▸ What is asked
Repeat each line word for word.

▸ Data provided
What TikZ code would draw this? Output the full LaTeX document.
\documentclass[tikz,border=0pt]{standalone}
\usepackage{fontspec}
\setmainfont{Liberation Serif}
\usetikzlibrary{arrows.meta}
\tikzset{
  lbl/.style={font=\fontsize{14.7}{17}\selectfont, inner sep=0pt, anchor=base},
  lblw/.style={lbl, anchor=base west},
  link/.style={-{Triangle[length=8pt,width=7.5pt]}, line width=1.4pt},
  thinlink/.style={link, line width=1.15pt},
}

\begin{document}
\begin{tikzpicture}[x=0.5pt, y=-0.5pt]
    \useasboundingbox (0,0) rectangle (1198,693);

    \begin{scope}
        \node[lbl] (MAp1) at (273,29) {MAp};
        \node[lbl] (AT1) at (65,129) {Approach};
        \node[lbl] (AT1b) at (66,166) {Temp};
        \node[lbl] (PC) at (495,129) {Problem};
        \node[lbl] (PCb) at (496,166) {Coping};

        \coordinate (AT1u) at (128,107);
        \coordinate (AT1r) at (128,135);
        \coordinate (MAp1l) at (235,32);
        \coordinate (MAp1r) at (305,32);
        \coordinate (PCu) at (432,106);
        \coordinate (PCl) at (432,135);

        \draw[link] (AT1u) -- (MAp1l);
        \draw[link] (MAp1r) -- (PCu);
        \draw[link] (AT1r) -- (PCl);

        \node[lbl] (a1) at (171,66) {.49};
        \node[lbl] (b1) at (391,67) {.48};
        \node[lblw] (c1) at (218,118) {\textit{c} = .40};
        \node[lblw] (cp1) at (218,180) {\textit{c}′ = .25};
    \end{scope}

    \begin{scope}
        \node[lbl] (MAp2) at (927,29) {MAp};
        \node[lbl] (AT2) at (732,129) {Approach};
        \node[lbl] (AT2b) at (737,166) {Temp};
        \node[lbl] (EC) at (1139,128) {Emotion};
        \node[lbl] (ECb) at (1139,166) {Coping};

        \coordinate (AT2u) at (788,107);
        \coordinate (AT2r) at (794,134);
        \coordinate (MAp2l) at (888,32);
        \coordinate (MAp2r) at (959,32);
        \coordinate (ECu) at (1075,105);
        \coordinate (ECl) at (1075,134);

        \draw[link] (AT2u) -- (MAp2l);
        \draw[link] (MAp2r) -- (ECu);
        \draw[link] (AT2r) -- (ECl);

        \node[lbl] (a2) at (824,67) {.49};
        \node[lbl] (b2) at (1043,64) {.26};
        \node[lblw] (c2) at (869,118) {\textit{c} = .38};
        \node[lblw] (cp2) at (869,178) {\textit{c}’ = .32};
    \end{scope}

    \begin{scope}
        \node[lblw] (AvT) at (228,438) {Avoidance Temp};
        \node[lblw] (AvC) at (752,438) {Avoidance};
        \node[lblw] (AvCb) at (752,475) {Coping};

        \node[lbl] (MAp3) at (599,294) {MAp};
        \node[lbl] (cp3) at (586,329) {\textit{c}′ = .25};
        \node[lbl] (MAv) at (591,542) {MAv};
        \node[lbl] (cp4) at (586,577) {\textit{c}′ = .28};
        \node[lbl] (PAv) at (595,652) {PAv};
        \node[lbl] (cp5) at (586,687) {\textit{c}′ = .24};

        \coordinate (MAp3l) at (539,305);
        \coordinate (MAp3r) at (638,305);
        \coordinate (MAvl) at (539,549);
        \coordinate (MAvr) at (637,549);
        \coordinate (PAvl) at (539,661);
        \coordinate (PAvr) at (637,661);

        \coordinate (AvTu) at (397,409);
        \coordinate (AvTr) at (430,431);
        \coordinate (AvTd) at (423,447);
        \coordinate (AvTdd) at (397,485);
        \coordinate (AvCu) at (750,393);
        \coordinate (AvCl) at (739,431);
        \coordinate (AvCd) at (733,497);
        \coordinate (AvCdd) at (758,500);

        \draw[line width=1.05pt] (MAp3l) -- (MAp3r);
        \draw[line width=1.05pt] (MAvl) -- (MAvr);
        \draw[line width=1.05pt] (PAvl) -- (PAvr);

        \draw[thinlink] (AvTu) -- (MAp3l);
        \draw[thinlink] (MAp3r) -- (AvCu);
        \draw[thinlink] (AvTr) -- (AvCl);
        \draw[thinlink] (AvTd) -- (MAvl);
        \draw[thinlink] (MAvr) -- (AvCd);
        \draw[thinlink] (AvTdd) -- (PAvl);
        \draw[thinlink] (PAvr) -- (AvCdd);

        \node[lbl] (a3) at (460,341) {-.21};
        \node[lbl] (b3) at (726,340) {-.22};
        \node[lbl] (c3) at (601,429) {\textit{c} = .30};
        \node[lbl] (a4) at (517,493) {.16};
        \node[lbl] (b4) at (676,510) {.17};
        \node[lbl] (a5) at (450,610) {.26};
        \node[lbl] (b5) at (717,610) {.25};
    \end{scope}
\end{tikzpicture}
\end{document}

▸ Solution to this task
What TikZ code would draw this? Output the full LaTeX document.
\documentclass[tikz,border=0pt]{standalone}
\usepackage{fontspec}
\setmainfont{Liberation Serif}
\usetikzlibrary{arrows.meta}
\tikzset{
  lbl/.style={font=\fontsize{14.7}{17}\selectfont, inner sep=0pt, anchor=base},
  lblw/.style={lbl, anchor=base west},
  link/.style={-{Triangle[length=8pt,width=7.5pt]}, line width=1.4pt},
  thinlink/.style={link, line width=1.15pt},
}

\begin{document}
\begin{tikzpicture}[x=0.5pt, y=-0.5pt]
    \useasboundingbox (0,0) rectangle (1198,693);

    \begin{scope}
        \node[lbl] (MAp1) at (273,29) {MAp};
        \node[lbl] (AT1) at (65,129) {Approach};
        \node[lbl] (AT1b) at (66,166) {Temp};
        \node[lbl] (PC) at (495,129) {Problem};
        \node[lbl] (PCb) at (496,166) {Coping};

        \coordinate (AT1u) at (128,107);
        \coordinate (AT1r) at (128,135);
        \coordinate (MAp1l) at (235,32);
        \coordinate (MAp1r) at (305,32);
        \coordinate (PCu) at (432,106);
        \coordinate (PCl) at (432,135);

        \draw[link] (AT1u) -- (MAp1l);
        \draw[link] (MAp1r) -- (PCu);
        \draw[link] (AT1r) -- (PCl);

        \node[lbl] (a1) at (171,66) {.49};
        \node[lbl] (b1) at (391,67) {.48};
        \node[lblw] (c1) at (218,118) {\textit{c} = .40};
        \node[lblw] (cp1) at (218,180) {\textit{c}′ = .25};
    \end{scope}

    \begin{scope}
        \node[lbl] (MAp2) at (927,29) {MAp};
        \node[lbl] (AT2) at (732,129) {Approach};
        \node[lbl] (AT2b) at (737,166) {Temp};
        \node[lbl] (EC) at (1139,128) {Emotion};
        \node[lbl] (ECb) at (1139,166) {Coping};

        \coordinate (AT2u) at (788,107);
        \coordinate (AT2r) at (794,134);
        \coordinate (MAp2l) at (888,32);
        \coordinate (MAp2r) at (959,32);
        \coordinate (ECu) at (1075,105);
        \coordinate (ECl) at (1075,134);

        \draw[link] (AT2u) -- (MAp2l);
        \draw[link] (MAp2r) -- (ECu);
        \draw[link] (AT2r) -- (ECl);

        \node[lbl] (a2) at (824,67) {.49};
        \node[lbl] (b2) at (1043,64) {.26};
        \node[lblw] (c2) at (869,118) {\textit{c} = .38};
        \node[lblw] (cp2) at (869,178) {\textit{c}’ = .32};
    \end{scope}

    \begin{scope}
        \node[lblw] (AvT) at (228,438) {Avoidance Temp};
        \node[lblw] (AvC) at (752,438) {Avoidance};
        \node[lblw] (AvCb) at (752,475) {Coping};

        \node[lbl] (MAp3) at (599,294) {MAp};
        \node[lbl] (cp3) at (586,329) {\textit{c}′ = .25};
        \node[lbl] (MAv) at (591,542) {MAv};
        \node[lbl] (cp4) at (586,577) {\textit{c}′ = .28};
        \node[lbl] (PAv) at (595,652) {PAv};
        \node[lbl] (cp5) at (586,687) {\textit{c}′ = .24};

        \coordinate (MAp3l) at (539,305);
        \coordinate (MAp3r) at (638,305);
        \coordinate (MAvl) at (539,549);
        \coordinate (MAvr) at (637,549);
        \coordinate (PAvl) at (539,661);
        \coordinate (PAvr) at (637,661);

        \coordinate (AvTu) at (397,409);
        \coordinate (AvTr) at (430,431);
        \coordinate (AvTd) at (423,447);
        \coordinate (AvTdd) at (397,485);
        \coordinate (AvCu) at (750,393);
        \coordinate (AvCl) at (739,431);
        \coordinate (AvCd) at (733,497);
        \coordinate (AvCdd) at (758,500);

        \draw[line width=1.05pt] (MAp3l) -- (MAp3r);
        \draw[line width=1.05pt] (MAvl) -- (MAvr);
        \draw[line width=1.05pt] (PAvl) -- (PAvr);

        \draw[thinlink] (AvTu) -- (MAp3l);
        \draw[thinlink] (MAp3r) -- (AvCu);
        \draw[thinlink] (AvTr) -- (AvCl);
        \draw[thinlink] (AvTd) -- (MAvl);
        \draw[thinlink] (MAvr) -- (AvCd);
        \draw[thinlink] (AvTdd) -- (PAvl);
        \draw[thinlink] (PAvr) -- (AvCdd);

        \node[lbl] (a3) at (460,341) {-.21};
        \node[lbl] (b3) at (726,340) {-.22};
        \node[lbl] (c3) at (601,429) {\textit{c} = .30};
        \node[lbl] (a4) at (517,493) {.16};
        \node[lbl] (b4) at (676,510) {.17};
        \node[lbl] (a5) at (450,610) {.26};
        \node[lbl] (b5) at (717,610) {.25};
    \end{scope}
\end{tikzpicture}
\end{document}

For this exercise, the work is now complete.